Recently, a male “news” commentator on a national “news” network was referencing Michelle Obama’s cause about better childhood nutrition and made a rather insulting remark — while sitting on a couch surrounded by four women no less. One of the female panelists berated Mrs. Obama’s initiative saying, we don’t need “the federal government projecting these standards upon us.”

The man augmented her opinion with,

“How well could she be eating? She needs to drop a few.” After a shocked reaction from the women, he went on, “No, let’s be honest…who are we taking nutrition advice from? There’s no french fries happening? That’s all kale and carrots? I don’t buy it.”

 

Okay, where to begin? Step one; reassemble my exploded head.

I’ve said before, and will most likely have opportunity to say again, that I don’t get the thing about putting down the First Lady’s attempt to make our next generation healthier.
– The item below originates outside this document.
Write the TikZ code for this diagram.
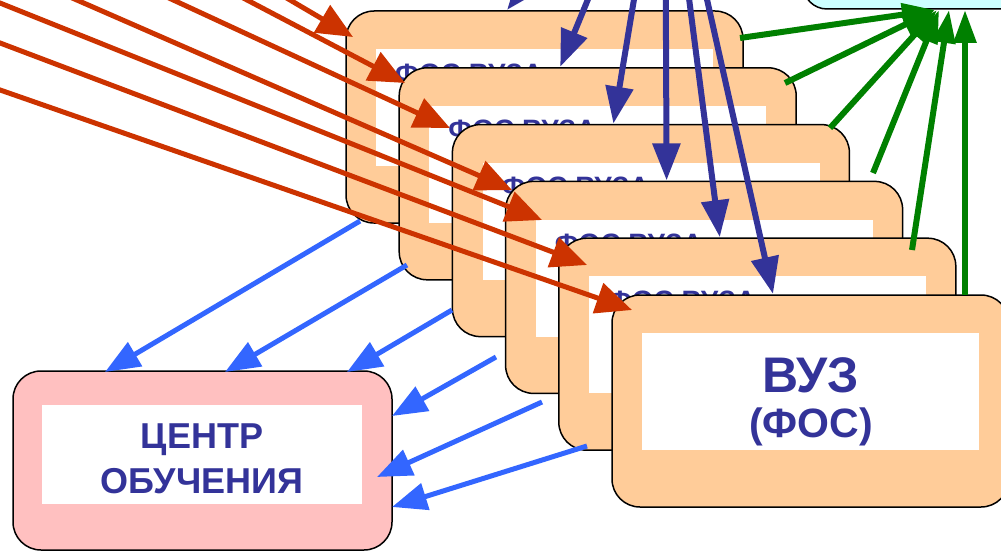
\documentclass[tikz,border=0pt]{standalone}
\usepackage{fontspec}
\setmainfont{Liberation Sans}
\usetikzlibrary{arrows.meta}
\definecolor{peach}{HTML}{FFCC99}
\definecolor{pinkbox}{HTML}{FFC0C0}
\definecolor{cyanbox}{HTML}{CCFFFF}
\definecolor{txtblue}{HTML}{333399}
\definecolor{redarr}{HTML}{CC3300}
\definecolor{ltblue}{HTML}{3366FF}
\definecolor{grn}{HTML}{008000}
\begin{document}
\begin{tikzpicture}[x=1pt,y=-1pt,
  vuzbox/.style={draw=black, line width=1.5pt, rounded corners=28pt, fill=peach,
    minimum width=397pt, minimum height=212pt, anchor=north west, inner sep=0pt, outer sep=0pt},
  centerbox/.style={draw=black, line width=1.5pt, rounded corners=28pt, fill=pinkbox,
    minimum width=379pt, minimum height=179pt, anchor=north west, inner sep=0pt, outer sep=0pt},
  topbox/.style={draw=black, line width=1.5pt, rounded corners=24pt, fill=cyanbox,
    minimum width=300pt, minimum height=49pt, anchor=north west, inner sep=0pt, outer sep=0pt},
  innerw/.style={fill=white, minimum width=337pt, minimum height=117pt, anchor=north west, inner sep=0pt},
  innerc/.style={fill=white, minimum width=320pt, minimum height=99pt, anchor=north west, inner sep=0pt},
  fostext/.style={anchor=base west, inner sep=0pt, text=txtblue, font=\bfseries\fontsize{28}{32}\selectfont},
  bigtext/.style={anchor=base, inner sep=0pt, text=txtblue, font=\bfseries\fontsize{50}{56}\selectfont},
  midtext/.style={anchor=base, inner sep=0pt, text=txtblue, font=\bfseries\fontsize{41}{46}\selectfont},
  ctext/.style={anchor=base, inner sep=0pt, text=txtblue, font=\bfseries\fontsize{36}{40}\selectfont},
  redarrow/.style={draw=redarr, line width=5pt, -{Triangle[length=36pt,width=31pt]}},
  darkarrow/.style={draw=txtblue, line width=6pt, -{Triangle[length=37pt,width=27pt]}},
  greenarrow/.style={draw=grn, line width=6pt, -{Triangle[length=33pt,width=22pt]}},
  bluearrow/.style={draw=ltblue, line width=5pt, -{Triangle[length=35pt,width=27pt]}}
]
\useasboundingbox (0,0) rectangle (1001,551);
\clip (0,0) rectangle (1001,551);

% top-right target box
\node[topbox] (top) at (803,-40) {};

% stacked boxes
\foreach \i in {1,...,5} {
  \pgfmathsetmacro\bx{346+53.2*(\i-1)}
  \pgfmathsetmacro\by{11+56.8*(\i-1)}
  \node[vuzbox] (b\i) at (\bx,\by) {};
  \node[innerw] (w\i) at (\bx+30,\by+38) {};
  \node[fostext] (t\i) at (\bx+49,\by+72) {ФОС ВУЗА};
}
\node[vuzbox] (b6) at (612,295) {};
\node[innerw] (w6) at (642,333) {};
\node[bigtext] (vuz) at (811,392) {ВУЗ};
\node[midtext] (fos) at (811,437) {(ФОС)};

% training centre
\node[centerbox] (cb) at (13,371) {};
\node[innerc] (cw) at (42,405) {};
\node[ctext] (c1) at (202,448) {ЦЕНТР};
\node[ctext] (c2) at (202,493) {ОБУЧЕНИЯ};

% red arrows
\coordinate (rs1) at (256,-20);  \coordinate (rt1) at (353,37);
\coordinate (rs2) at (209,-20);  \coordinate (rt2) at (405,83);
\coordinate (rs3) at (130,-20);  \coordinate (rt3) at (450,128);
\coordinate (rs4) at (31,-20);   \coordinate (rt4) at (512,190);
\coordinate (rs5) at (-20,-5);   \coordinate (rt5) at (542,220);
\coordinate (rs6) at (-20,35.4); \coordinate (rt6) at (587,265);
\coordinate (rs7) at (-20,83);   \coordinate (rt7) at (632,310);
\foreach \i in {1,...,7} { \draw[redarrow] (rs\i) -- (rt\i); }

% dark blue arrows
\coordinate (dsrc) at (665,-188);
\foreach \i in {1,...,6} {
  \coordinate (dt\i) at ({507+53.2*(\i-1)},{10+56.8*(\i-1)});
  \draw[darkarrow] (dsrc) -- (dt\i);
}

% green arrows
\coordinate (gs1) at (740,38);  \coordinate (gt1) at (935,10);
\coordinate (gs2) at (785,83);  \coordinate (gt2) at (935,10);
\coordinate (gs3) at (830,128); \coordinate (gt3) at (937,10);
\coordinate (gs4) at (873,173); \coordinate (gt4) at (939,10);
\coordinate (gs5) at (912,250); \coordinate (gt5) at (949,10);
\coordinate (gs6) at (965,295); \coordinate (gt6) at (965,10);
\foreach \i in {1,...,6} { \draw[greenarrow] (gs\i) -- (gt\i); }

% light blue arrows
\coordinate (ls1) at (360,221); \coordinate (lt1) at (105,372);
\coordinate (ls2) at (407,265); \coordinate (lt2) at (225,372);
\coordinate (ls3) at (452,310); \coordinate (lt3) at (347,372);
\coordinate (ls4) at (496,357); \coordinate (lt4) at (392,416);
\coordinate (ls5) at (542,402); \coordinate (lt5) at (377,477);
\coordinate (ls6) at (587,446); \coordinate (lt6) at (392,507);
\foreach \i in {1,...,6} { \draw[bluearrow] (ls\i) -- (lt\i); }
\end{tikzpicture}
\end{document}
Sugar is still as aplenty as sand in the desert and shadowy men wearing trench coats do not yet sell chocolate candy in dark alleys. Can we have a reality check? Our kids are getting fatter; it’s undeniable. Something has to be done and whether your like her or not, the First Lady has propelled the conversation into the spotlight so that unto its own is already a success. You don’t like her ideas? That’s fine. Step to the plate and come up with something else, but we need to adjust the vector of this country’s future health, and we need to do it yesterday. All hands on deck.

Additionally, if hypocrisy were water, he’d drown.